Noelle Higbee, Virgin town clerk, said the town’s five-member council discussed the resolution at its most recent meeting but tabled it until the July 19 meeting to seek more public input. Most of the people who attended the meeting supported its passage, she said, declining to comment on her own views of the measure.
Virgin Mayor Jay Lee told those who attended a recent town council meeting that when he considered the ordinance, he concluded that the United Nations already had control of two of the four things needed for a global government, the Spectrum reported.
“The United Nations control finances and fuel,” Lee says. “All they need to control now is food and firearms.”
La Verkin Town Manager Douglas Wilson said the council supports the measure, although it has created little fanfare among the mostly Mormon residents.
“We’ve had one negative response from the community and two from outside,” he says. “Most of the interest and publicity has been from outside of town.”
A UN spokesman had no comment on the towns’ proposed actions.
La Verkin council members, looking to celebrate a patriotic holiday appropriately, have called a special July 4 session to vote on the proposed ordinance.
La Verkin town Councilman Al Snow, who works as director of engineering at a Utah company, says he has become involved in the anti-UN campaign to protect the rights of his children. Others who live in the West should take note of the region’s significant UN presence, he says.

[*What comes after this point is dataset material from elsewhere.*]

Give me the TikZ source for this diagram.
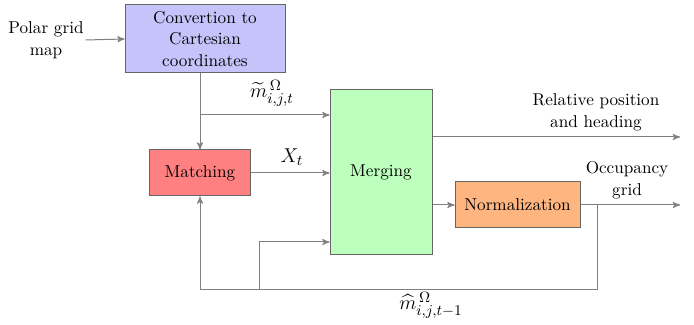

“The UN is trying to get involved in too much of our lives. We live in the West and we see parks now where part of the fees that they earn goes to the UN because it is biosphere,” Snow says. “Eighty-three percent of our state’s land is federal land, and they have made deals with the UN to do certain things and have not even considered the people who live here.
“I can see our country’s sovereignty slowly slipping away,” says Snow. “I believe in the power of the people, and the people need to make sure that the US Constitution is the supreme law of the land.”
La Verkin, founded in 1891, is located about 45 minutes from Zion National Park. Virgin, founded in 1858, adjoins La Verkin and is located along the Virgin River.